Show every line that has the string "chart" in it.
**** Given information
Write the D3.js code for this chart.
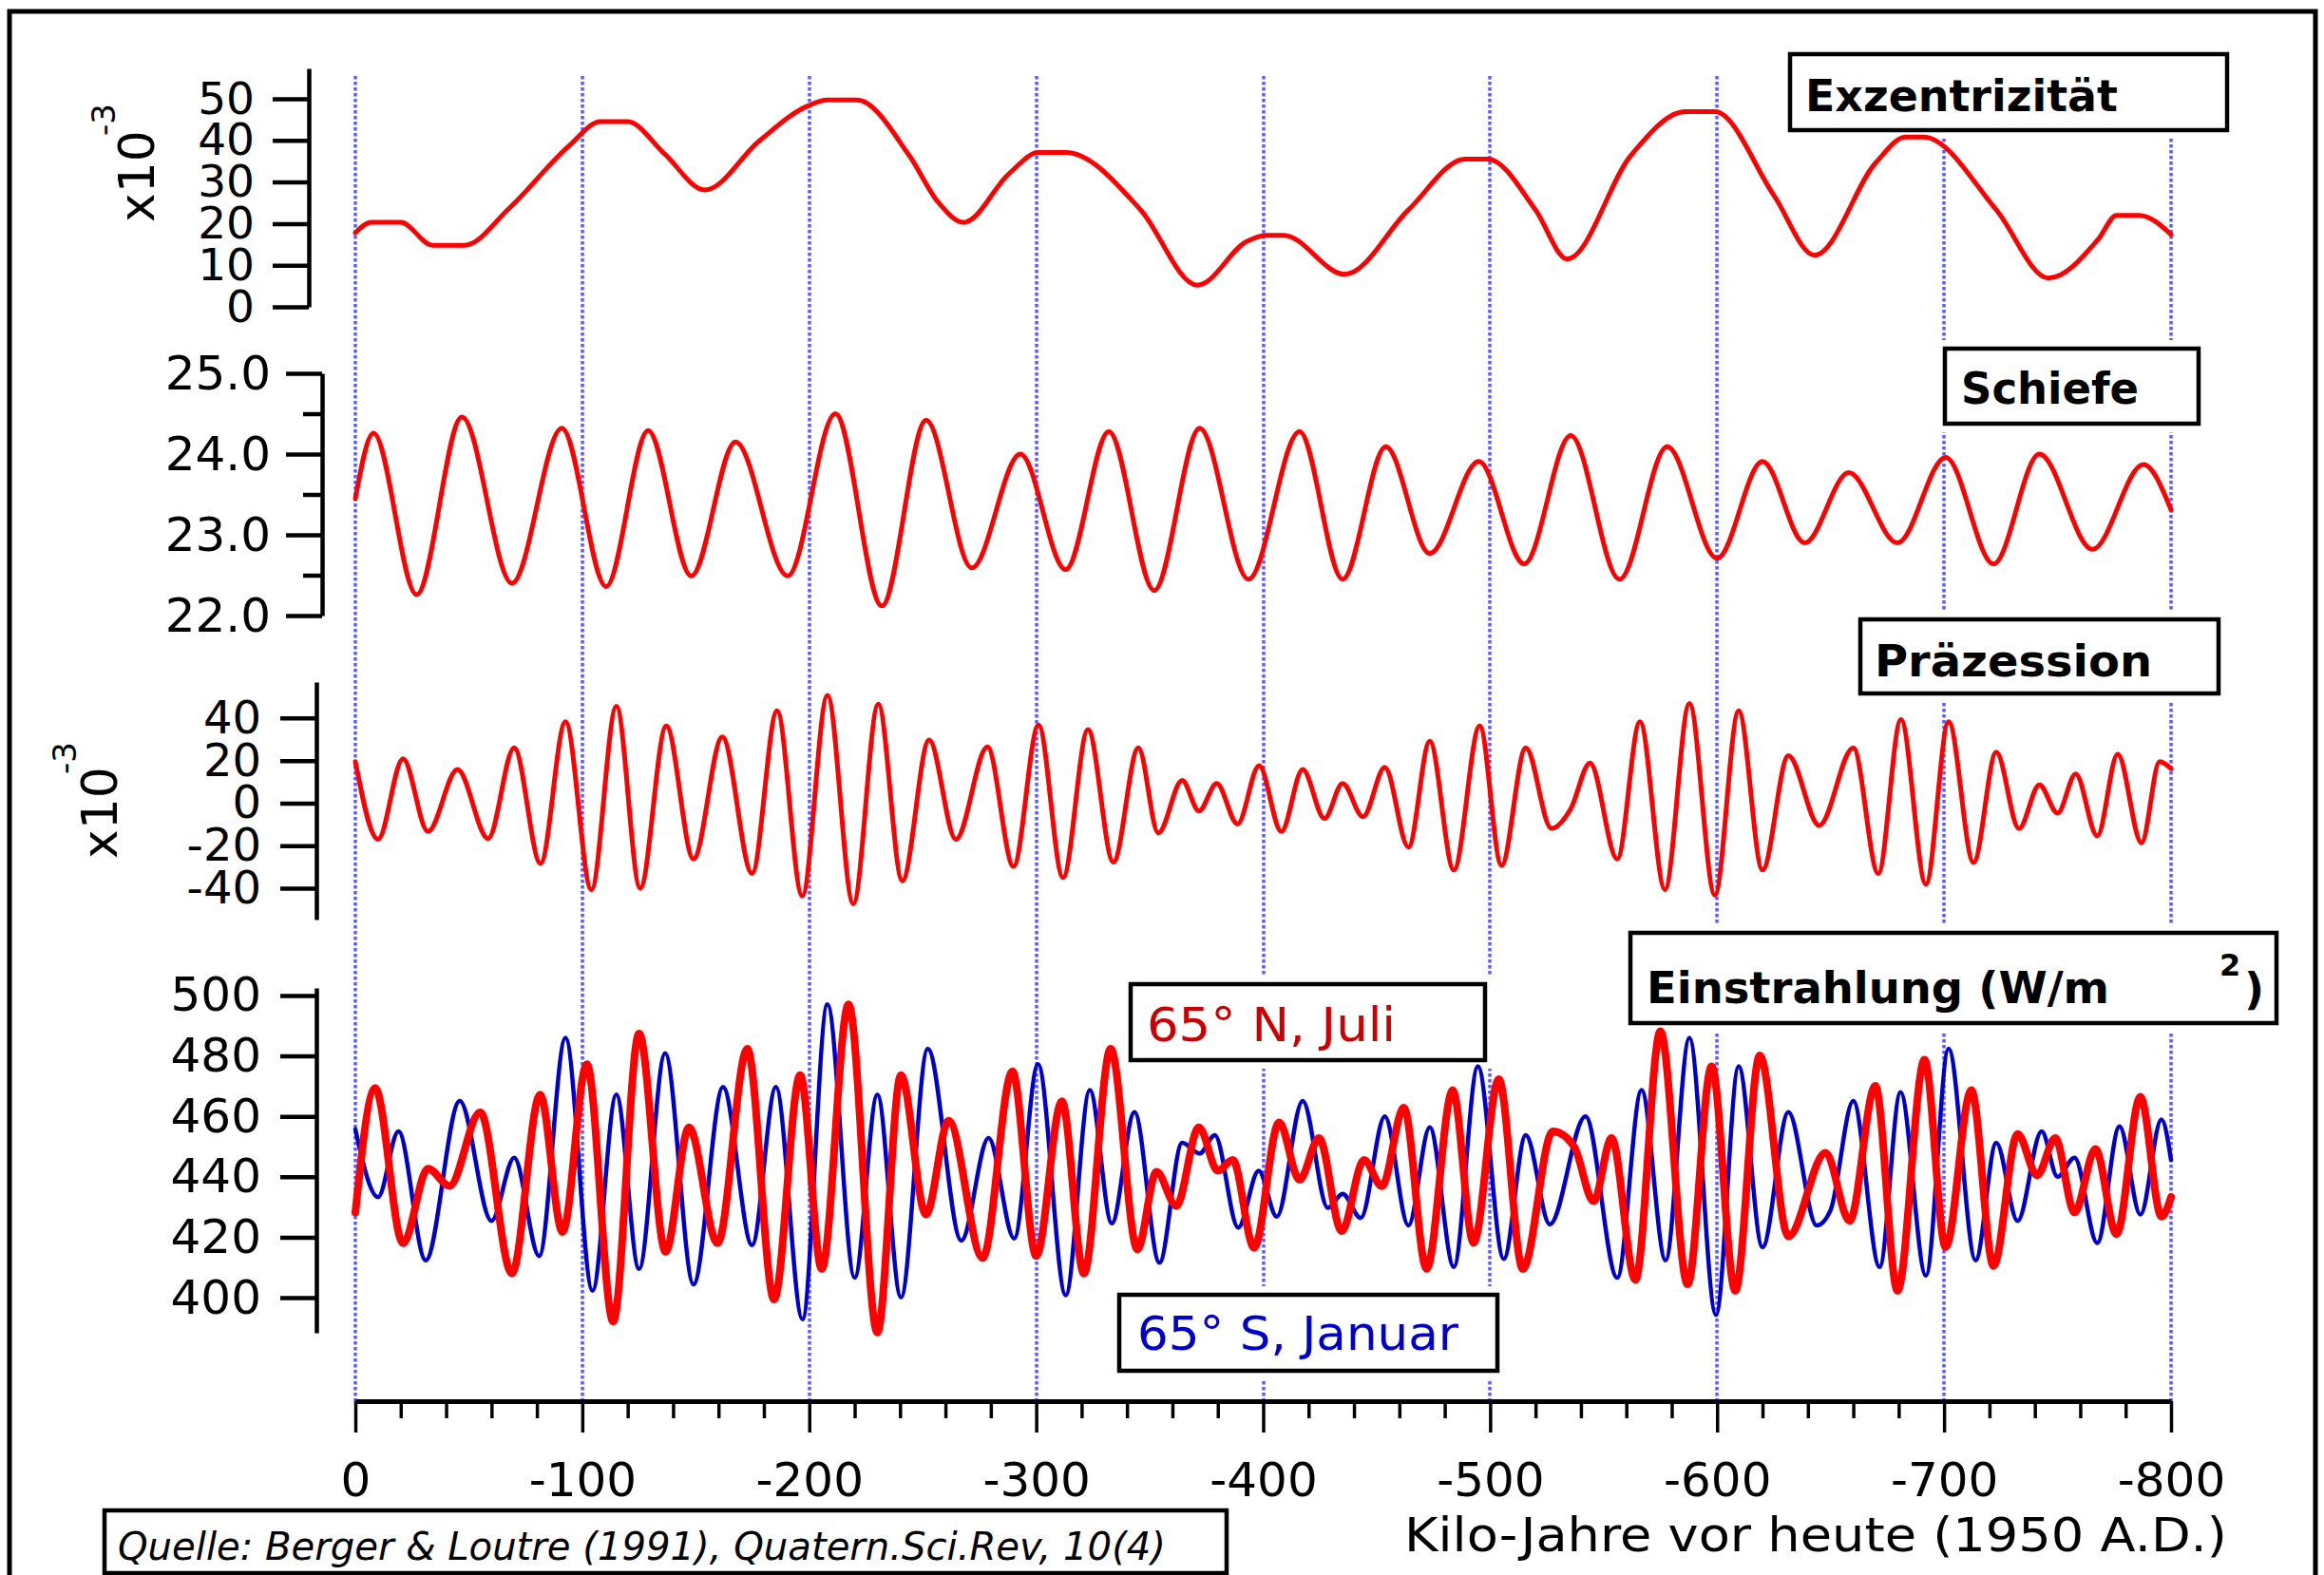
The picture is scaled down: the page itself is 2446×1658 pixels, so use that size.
<!DOCTYPE html>
<html>
<head>
<meta charset="utf-8">
<script src="https://cdn.jsdelivr.net/npm/d3@7"></script>
<style>
  html, body { margin: 0; padding: 0; background: #fff; }
  svg { display: block; }
  text { font-family: 'DejaVu Sans', Verdana, sans-serif; }
</style>
</head>
<body>
<div id="chart"></div>
<script>
// ---- data (time in kyr, negative = before 1950) ----
const xTicks      = [0, -100, -200, -300, -400, -500, -600, -700, -800];
const xMinorTicks = [-20, -40, -60, -80, -120, -140, -160, -180, -220, -240, -260, -280,
  -320, -340, -360, -380, -420, -440, -460, -480, -520, -540, -560, -580,
  -620, -640, -660, -680, -720, -740, -760, -780];

const eccTicks    = [0, 10, 20, 30, 40, 50];
const obTicks     = [22, 23, 24, 25];
const obMinor     = [22.5, 23.5, 24.5];
const precTicks   = [-40, -20, 0, 20, 40];
const insTicks    = [400, 420, 440, 460, 480, 500];

// Exzentrizität (x10^-3)
const ecc = [[0,17.8],[-7,20.3],[-20,20.3],[-34,14.8],[-48,14.8],[-68,23.8],[-94,38.6],[-108,44.5],
  [-120,44.5],[-136,36.9],[-154,28.1],[-178,39.9],[-199,48.2],[-208,49.7],[-221,49.7],[-244,36.4],
  [-257,25],[-268,20.3],[-288,32],[-301,37.1],[-313,37.1],[-346,23.3],[-371,5.2],[-393,15.8],
  [-401,17.2],[-409,17.2],[-436,7.8],[-464,23.3],[-489,35.5],[-499,35.5],[-520,23.3],[-534,11.5],
  [-562,36.4],[-586,46.9],[-599,46.9],[-625,26.8],[-643,12.4],[-670,34.7],[-683,40.8],[-691,40.8],
  [-723,23.3],[-746,6.9],[-768,16.3],[-776,22],[-786,22],[-800,17.4]];

// Schiefe (Grad)
const obliq = [[0,23.45],[-8,24.26],[-27,22.26],[-47,24.46],[-69,22.4],[-91,24.32],[-110.5,22.36],
  [-129,24.29],[-148,22.49],[-167.5,24.15],[-190.5,22.49],[-211.5,24.5],[-232,22.12],[-251.5,24.42],
  [-271.6,22.59],[-293,24.0],[-313,22.57],[-332,24.28],[-352,22.31],[-372,24.32],[-393.5,22.45],
  [-416,24.28],[-435,22.45],[-454,24.09],[-473.4,22.77],[-495,23.91],[-515,22.64],[-535.5,24.23],
  [-557,22.45],[-578,24.09],[-600,22.71],[-620,23.91],[-638.6,22.9],[-658,23.77],[-679.5,22.9],
  [-700.7,23.96],[-721.8,22.64],[-742,24.0],[-765.4,22.82],[-787.8,23.87],[-800,23.31]];

// Präzession (x10^-3)
const prec = [[0,19.5],[-10,-17],[-21,20.9],[-32,-13.3],[-45,15.8],[-58.5,-16.6],[-70,26],[-81.6,-28.3],
  [-92.6,38.3],[-104,-40.6],[-115,45.5],[-125.5,-40],[-137,36.3],[-149,-26.2],[-161.7,31.1],
  [-174.8,-33],[-185.8,43.4],[-196.9,-43.6],[-208,50.6],[-219.4,-47.3],[-230.4,46.5],[-241,-36.5],
  [-252.8,29.7],[-264.6,-17],[-278.5,26.4],[-290,-29.7],[-301,36.7],[-311.8,-35],[-322.8,34.6],
  [-334,-27.7],[-345,26],[-353.8,-14],[-364.3,10.7],[-371.7,-3.7],[-379.5,9.2],[-388.7,-9.8],
  [-398.2,17.6],[-408,-13.3],[-417.4,15.8],[-427,-7.2],[-435,9.2],[-444,-6.4],[-453.6,16.8],
  [-464,-20.7],[-473.4,29.1],[-484,-31.4],[-495.4,36.3],[-505,-29.3],[-515.7,26],[-527,-11.9],
  [-535.5,-2.7],[-544,18.9],[-556,-26.2],[-566,38.3],[-577,-40.6],[-587.8,46.9],[-599,-43.2],
  [-609.5,43.4],[-620,-31.4],[-631.4,22.3],[-645,-10.5],[-660,26],[-671,-33],[-681,39.3],
  [-692,-38.1],[-702,38.3],[-713,-27.9],[-723,24],[-733,-11.9],[-742,8.6],[-750,-4.7],[-758,13.7],
  [-767.5,-15.4],[-776.5,23],[-787,-18.6],[-795,19.5],[-800,16.2]];

// Einstrahlung 65° N, Juli (W/m²)
const insN = [[0,428.2],[-8.7,469.4],[-21,418],[-32,442.7],[-41.5,437],[-55,461.4],[-69,408],
  [-81.4,467.2],[-91.3,421.7],[-102,477.3],[-113.6,392.1],[-125,487.4],[-136.7,415.2],[-147,456.4],
  [-159.6,418],[-172.7,482.4],[-184.5,399.4],[-196,473.7],[-205.5,409.5],[-217.3,497.1],[-230,388.5],
  [-240.4,473.7],[-251.4,427.5],[-261.4,458.6],[-276.4,413.1],[-289.5,474.9],[-300,413.8],
  [-311.3,465],[-321,408],[-332.8,482.4],[-344.6,416],[-353,441.7],[-361.7,430.4],[-371.7,456.4],
  [-380,442],[-386.6,445.6],[-396,416.5],[-407,458],[-416,439],[-424.6,452.8],[-434.6,422],
  [-444.4,445.6],[-452.3,436.9],[-462,462.9],[-472,409.5],[-483.5,468.7],[-492.7,418.1],
  [-503.8,472.3],[-514.4,409.5],[-527.6,455],[-537,450],[-545.6,431.9],[-553.5,452.8],[-564,405.9],
  [-575,488.2],[-587,404.4],[-597.6,476.6],[-608,402.3],[-618.8,480.2],[-631.4,420.3],[-647.8,448],
  [-658.4,425.4],[-669.7,470.1],[-679.5,402.3],[-691.4,478.8],[-700.7,416.7],[-712,468.7],
  [-721.8,410.5],[-732.4,454.2],[-741,440.5],[-749,452.8],[-757.5,428.2],[-766.7,449.2],[-776,421],
  [-786.5,466.5],[-795.8,426.8],[-800,433.3]];

// Einstrahlung 65° S, Januar (W/m²)
const insS = [[0,455.7],[-10,433.3],[-19,455],[-31,412.4],[-46,465.1],[-60,425.4],[-70,446.3],
  [-81,413.8],[-92.6,486],[-104.5,402.3],[-115,467.2],[-125,409.5],[-136.5,480.9],[-149,404.4],
  [-162,469.7],[-174.8,417.4],[-185.3,469.7],[-197,392.9],[-208,497.1],[-220,406.6],[-230,467.2],
  [-240.4,400.1],[-252.2,482.4],[-267,418.9],[-279,452.8],[-290.3,419.6],[-300.8,477.3],[-313,400.8],
  [-323.6,468.7],[-333.3,424.6],[-343.3,461.4],[-354.3,411.6],[-364.3,451.3],[-372,447.7],
  [-378.7,453.8],[-389,423.2],[-398,442],[-406,426.8],[-417.4,465.1],[-428.5,429.7],[-435,434.4],
  [-443,426.4],[-453.6,460],[-464,423.9],[-473.4,456.4],[-484,410.2],[-494.6,476.6],[-506,412.8],
  [-515.7,453.8],[-526.3,424.3],[-542,460],[-556,406.6],[-566.7,468.7],[-577.3,412.4],[-587.8,486],
  [-599.5,394.3],[-609.5,476.6],[-620,416.7],[-631.4,461.4],[-643.9,423.9],[-650,429],[-660,465.1],
  [-671.6,410.2],[-680.8,468],[-692,407.3],[-702,482.4],[-713.9,412.4],[-723,451.3],[-732.4,425.4],
  [-743,455],[-750,440],[-757.5,446.3],[-767.5,418.1],[-777.3,456.7],[-786.5,427.5],[-795.8,459],
  [-800,445.6]];

// ---- layout ----
const W = 2446, H = 1658;
const RED = '#ff0000', BLUE = '#0000cc', GRID = '#5c5cff';
const FONT = "'DejaVu Sans', Verdana, sans-serif";

const svg = d3.select('#chart').append('svg').attr('width', W).attr('height', H);

const x = d3.scaleLinear().domain([0, -800]).range([374, 2285]);
const yEcc  = d3.scaleLinear().domain([0, 57.3]).range([323, 72]);
const yOb   = d3.scaleLinear().domain([22, 25]).range([648, 393]);
const yPrec = d3.scaleLinear().domain([-54.7, 56.9]).range([968, 718]);
const yIns  = d3.scaleLinear().domain([388.4, 502.5]).range([1403, 1040]);

// outer frame
svg.append('rect').attr('x', 10).attr('y', 12).attr('width', 2427).attr('height', 1720)
  .attr('fill', 'none').attr('stroke', '#000').attr('stroke-width', 5);

// dotted verticals
svg.append('g').selectAll('line').data(xTicks).join('line')
  .attr('x1', d => Math.round(x(d))).attr('x2', d => Math.round(x(d)))
  .attr('y1', 80).attr('y2', 1475)
  .attr('stroke', GRID).attr('stroke-width', 3.5).attr('stroke-dasharray', '3.5,2.5');

// label boxes (geometry)
const boxes = [
  {x: 1884, y: 57,   w: 460, h: 80},
  {x: 2047, y: 367,  w: 267, h: 79},
  {x: 1958, y: 652,  w: 377, h: 78},
  {x: 1716, y: 982,  w: 680, h: 95},
  {x: 1190, y: 1036, w: 373, h: 80},
  {x: 1178, y: 1363, w: 398, h: 80}
];
// white halo hides the dotted lines around each box
svg.append('g').selectAll('rect').data(boxes).join('rect')
  .attr('x', d => d.x - 9).attr('y', d => d.y - 9)
  .attr('width', d => d.w + 18).attr('height', d => d.h + 18).attr('fill', '#fff');

// curves
const line = y => d3.line().x(d => x(d[0])).y(d => y(d[1])).curve(d3.curveMonotoneX);
function curve(data, y, color, width) {
  svg.append('path').datum(data).attr('d', line(y))
    .attr('fill', 'none').attr('stroke', color).attr('stroke-width', width)
    .attr('stroke-linejoin', 'round').attr('stroke-linecap', 'round');
}
curve(ecc, yEcc, RED, 5);
curve(obliq, yOb, RED, 5);
curve(prec, yPrec, RED, 5);
curve(insS, yIns, BLUE, 4.5);
curve(insN, yIns, RED, 8);

// boxes on top
svg.append('g').selectAll('rect').data(boxes).join('rect')
  .attr('x', d => d.x).attr('y', d => d.y).attr('width', d => d.w).attr('height', d => d.h)
  .attr('fill', '#fff').attr('stroke', '#000').attr('stroke-width', 4.5);

function label(txt, px, py, opts = {}) {
  const t = svg.append('text').attr('x', px).attr('y', py)
    .attr('font-size', opts.size || 46).attr('font-weight', opts.weight || 'bold')
    .attr('fill', opts.color || '#000').text(txt);
  if (opts.len) t.attr('textLength', opts.len).attr('lengthAdjust', 'spacingAndGlyphs');
  if (opts.style) t.attr('font-style', opts.style);
  return t;
}
label('Exzentrizität', 1900, 117, {len: 329});
label('Schiefe', 2064, 425, {len: 187});
label('Präzession', 1973, 712, {len: 292});
label('Einstrahlung (W/m', 1733, 1056, {len: 487});
label('2', 2336, 1027, {size: 32});
label(')', 2362, 1057);
label('65° N, Juli', 1207, 1096, {weight: 'normal', size: 50, color: '#cc0000', len: 262});
label('65° S, Januar', 1197, 1421, {weight: 'normal', size: 50, color: BLUE, len: 338});

// y axes
function yAxis(scale, xPos, ticks, fmt, pad, size) {
  const g = svg.append('g').attr('transform', `translate(${xPos},0)`)
    .call(d3.axisLeft(scale).tickValues(ticks).tickFormat(fmt)
      .tickSize(38).tickSizeOuter(0).tickPadding(pad));
  g.select('.domain').attr('stroke-width', 4.5);
  g.selectAll('.tick line').attr('stroke-width', 4.5);
  g.selectAll('.tick text').attr('font-size', size).attr('fill', '#000')
    .attr('font-family', FONT);
  return g;
}
yAxis(yEcc, 325, eccTicks, d => String(d), 19, 47);
yAxis(yOb, 339, obTicks, d => d.toFixed(1), 16, 50);
svg.append('g').attr('transform', 'translate(339,0)')
  .call(d3.axisLeft(yOb).tickValues(obMinor).tickFormat('').tickSize(20).tickSizeOuter(0))
  .call(g => g.select('.domain').remove())
  .selectAll('.tick line').attr('stroke-width', 4.5);
yAxis(yPrec, 333, precTicks, d => String(d), 20, 48);
yAxis(yIns, 333, insTicks, d => String(d), 20, 50);

// x10^-3 axis labels
function expo(bx, by, sx, sy) {
  svg.append('text').attr('transform', `translate(${bx},${by}) rotate(-90)`)
    .attr('font-size', 52).text('x10');
  svg.append('text').attr('transform', `translate(${sx},${sy}) rotate(-90)`)
    .attr('font-size', 34).text('-3');
}
expo(162, 234, 121, 143);
expo(123, 904, 80, 815);

// x axis
const gx = svg.append('g').attr('transform', 'translate(0,1475)')
  .call(d3.axisBottom(x).tickValues(xTicks).tickFormat(d => String(d))
    .tickSize(33).tickSizeOuter(0).tickPadding(31));
gx.select('.domain').attr('stroke-width', 5);
gx.selectAll('.tick line').attr('stroke-width', 3.5);
gx.selectAll('.tick text').attr('font-size', 50).attr('fill', '#000')
  .attr('font-family', FONT);
svg.append('g').attr('transform', 'translate(0,1475)')
  .call(d3.axisBottom(x).tickValues(xMinorTicks).tickFormat('').tickSize(18).tickSizeOuter(0))
  .call(g => g.select('.domain').remove())
  .selectAll('.tick line').attr('stroke-width', 3.5);

label('Kilo-Jahre vor heute (1950 A.D.)', 1478, 1633, {weight: 'normal', size: 50, len: 866});

// source box
svg.append('rect').attr('x', 110).attr('y', 1590).attr('width', 1181).attr('height', 66)
  .attr('fill', '#fff').attr('stroke', '#000').attr('stroke-width', 4.5);
label('Quelle: Berger & Loutre (1991), Quatern.Sci.Rev, 10(4)', 124, 1642,
  {weight: 'normal', size: 40, style: 'italic', len: 1103});
</script>
</body>
</html>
********
● Solution for this task:
Write the D3.js code for this chart.
<div id="chart"></div>
const svg = d3.select('#chart').append('svg').attr('width', W).attr('height', H);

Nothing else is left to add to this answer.